Sunday, August 24, 2008

What a Great Time To Be In Detroit...

...at least if you're me. Not only is this weekend a long Labor Day break from the drudgery of nine-to-five, but I'll have a chance to flex my photography skills with two of my favorite pastimes (besides photography, of course).

This Friday through Sunday is the Detroit International Jazz Festival. It's the largest free jazz fest in the world. Some of the best jazz players alive will be performing at various venues; this year featuring players from Detroit and Philadelphia. Those that know jazz will know that these two cities have produced players that have changed the face of jazz music since King Oliver and his band, including Louis Armstrong, left New Orleans to spread the sound early in the 20th century.




On the same weekend is the Detroit Belle Isle Grand Prix; featuring roadracing sports cars (American Le Mans Series) and open wheeled racers (Indy Racing League). I will be covering and photographing the Grand Prix for a Canadian online motorsports journal; Race Family Motorsports (http://www.rfmsports.com/).

What do these two events have in common? Me, for one thing. I've been photographing motorsports since 1972 when I spent rolls of film shooting at the Canadian Grand Prix at Mosport Park in Bowmanville, Ontario. My best friend and I were so taken by the spectacle of open wheel road racing, we spent the next 8 or 10 summers running our own Formula Ford in Sports Car Club of America sanctioned events.
As far as jazz goes, I've been fascinated by it since I was 12 or 13 years old and I asked my dad for a Dave Brubeck album for my birthday (Brubeck, in his late 80's, is appearing at this years Jazz Fest).



Jazz and roadracing share other traits.
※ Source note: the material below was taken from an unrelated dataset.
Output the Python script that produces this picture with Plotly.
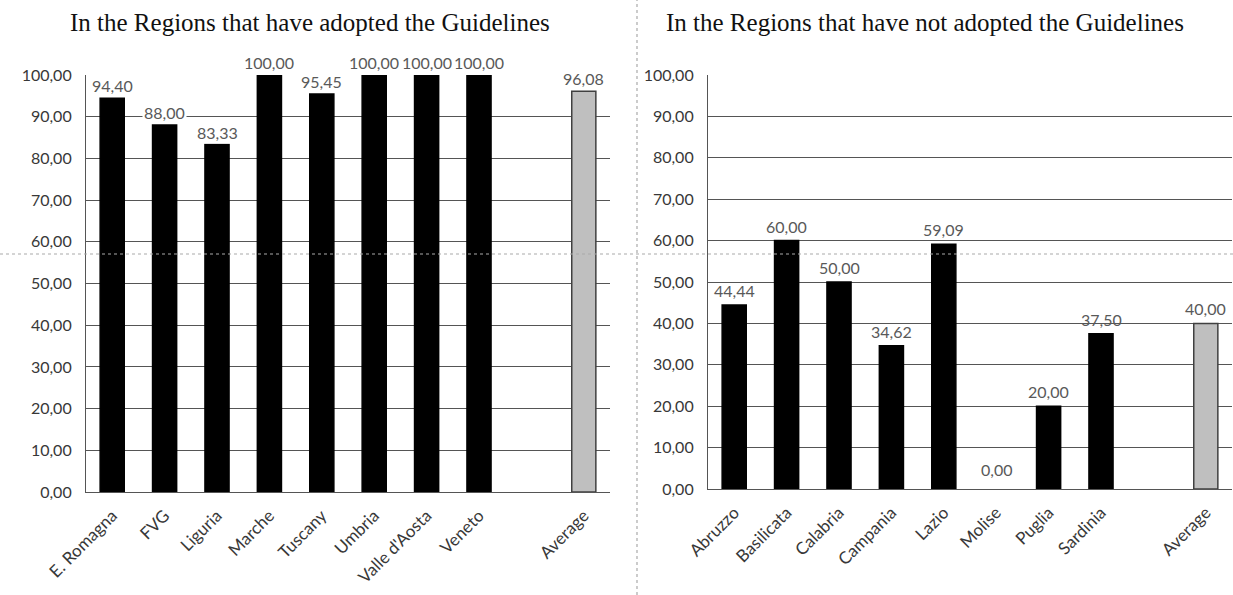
import plotly.graph_objects as go

W, H = 1233, 595

# ---- data ----
left_title = "In the Regions that have adopted the Guidelines"
right_title = "In the Regions that have not adopted the Guidelines"

left_categories = ["E. Romagna", "FVG", "Liguria", "Marche", "Tuscany", "Umbria",
                   "Valle d'Aosta", "Veneto", " ", "Average"]
left_values = [94.40, 88.00, 83.33, 100.00, 95.45, 100.00, 100.00, 100.00, None, 96.08]
left_labels = ["94,40", "88,00", "83,33", "100,00", "95,45", "100,00", "100,00", "100,00", None, "96,08"]

right_categories = ["Abruzzo", "Basilicata", "Calabria", "Campania", "Lazio", "Molise",
                    "Puglia", "Sardinia", " ", "Average"]
right_values = [44.44, 60.00, 50.00, 34.62, 59.09, 0.00, 20.00, 37.50, None, 40.00]
right_labels = ["44,44", "60,00", "50,00", "34,62", "59,09", "0,00", "20,00", "37,50", None, "40,00"]

y_tickvals = [0, 10, 20, 30, 40, 50, 60, 70, 80, 90, 100]
y_ticktext = ["0,00", "10,00", "20,00", "30,00", "40,00", "50,00", "60,00", "70,00",
              "80,00", "90,00", "100,00"]

# ---- styling ----
Y_TICK_FONT = dict(family="Lato, Open Sans, sans-serif", size=16, color="#383838")
X_TICK_FONT = dict(family="Lato, Open Sans, sans-serif", size=17, color="#383838")
LABEL_FONT = dict(family="Lato, Open Sans, sans-serif", size=16, color="#595959")
TITLE_FONT = dict(family="Liberation Serif, Times New Roman, serif", size=25, color="#111111")
GRID = "#555555"


def colors(cats):
    return ["#bfbfbf" if c == "Average" else "#000000" for c in cats]


def line_colors(cats):
    return ["#404040" if c == "Average" else "#000000" for c in cats]


def line_widths(vals):
    return [0 if (v is None or v == 0) else 1.5 for v in vals]


fig = go.Figure()
fig.add_trace(go.Bar(x=left_categories, y=left_values, xaxis="x", yaxis="y",
                     marker=dict(color=colors(left_categories),
                                 line=dict(color=line_colors(left_categories),
                                           width=line_widths(left_values))),
                     width=0.46, showlegend=False, hoverinfo="skip"))
fig.add_trace(go.Bar(x=right_categories, y=right_values, xaxis="x2", yaxis="y2",
                     marker=dict(color=colors(right_categories),
                                 line=dict(color=line_colors(right_categories),
                                           width=line_widths(right_values))),
                     width=0.46, showlegend=False, hoverinfo="skip"))

# pixel-based domains
def px_x(a, b):
    return [a / W, b / W]


def px_y(top, bottom):
    return [(H - bottom) / H, (H - top) / H]


axis_common = dict(showline=True, linecolor=GRID, linewidth=1.2, ticks="",
                   fixedrange=True, automargin=False)

fig.update_layout(
    width=W, height=H,
    margin=dict(l=0, r=0, t=0, b=0),
    paper_bgcolor="white", plot_bgcolor="white",
    bargap=0.5,
    xaxis=dict(domain=px_x(86, 610), anchor="y", type="category",
               categoryorder="array", categoryarray=left_categories,
               tickangle=-45, showgrid=False, tickfont=X_TICK_FONT,
               ticklabelstandoff=6, **axis_common),
    yaxis=dict(domain=px_y(75, 492), anchor="x", range=[0, 100],
               tickvals=y_tickvals, ticktext=y_ticktext, tickfont=Y_TICK_FONT,
               showgrid=True, gridcolor=GRID, gridwidth=1, zeroline=False,
               ticklabelstandoff=10, **axis_common),
    xaxis2=dict(domain=px_x(708, 1232), anchor="y2", type="category",
                categoryorder="array", categoryarray=right_categories,
                tickangle=-45, showgrid=False, tickfont=X_TICK_FONT,
                ticklabelstandoff=6, **axis_common),
    yaxis2=dict(domain=px_y(75, 489), anchor="x2", range=[0, 100],
                tickvals=y_tickvals, ticktext=y_ticktext, tickfont=Y_TICK_FONT,
                showgrid=True, gridcolor=GRID, gridwidth=1, zeroline=False,
                ticklabelstandoff=10, **axis_common),
)

annotations = []
for c, v, t in zip(left_categories, left_values, left_labels):
    if v is None:
        continue
    annotations.append(dict(x=c, y=v, xref="x", yref="y", text=t, showarrow=False,
                            yanchor="bottom", yshift=1, font=LABEL_FONT,
                            bgcolor="white", borderpad=1))
for c, v, t in zip(right_categories, right_values, right_labels):
    if v is None:
        continue
    annotations.append(dict(x=c, y=v, xref="x2", yref="y2", text=t, showarrow=False,
                            yanchor="bottom", yshift=8 if v == 0 else 3, font=LABEL_FONT))

annotations.append(dict(x=310 / W, y=(H - 23) / H, xref="paper", yref="paper",
                        text=left_title, showarrow=False, font=TITLE_FONT,
                        xanchor="center", yanchor="middle"))
annotations.append(dict(x=925 / W, y=(H - 23) / H, xref="paper", yref="paper",
                        text=right_title, showarrow=False, font=TITLE_FONT,
                        xanchor="center", yanchor="middle"))
fig.update_layout(annotations=annotations)

# dotted guide lines
fig.update_layout(shapes=[
    dict(type="line", xref="paper", yref="paper", x0=0, x1=1,
         y0=(H - 254) / H, y1=(H - 254) / H,
         line=dict(color="#aaaaaa", width=1.2, dash="dot"), layer="above"),
    dict(type="line", xref="paper", yref="paper", x0=637 / W, x1=637 / W,
         y0=0, y1=1, line=dict(color="#aaaaaa", width=1.2, dash="dot"), layer="above"),
])

fig.write_html("out.html")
Both require the ultimate in concentration and mastery. Both reward those best able to control their instruments as extensions of themselves, while improvising within a structured framework that tests both the right and left brain. Both reward their practitioners (and their fans) with the joy that comes from the supreme expression of what it means to go to the edge and dance on the precipice.


The choruses are straightaways, the verses are turns, improvise your way through them and I'll meet you at the bridge.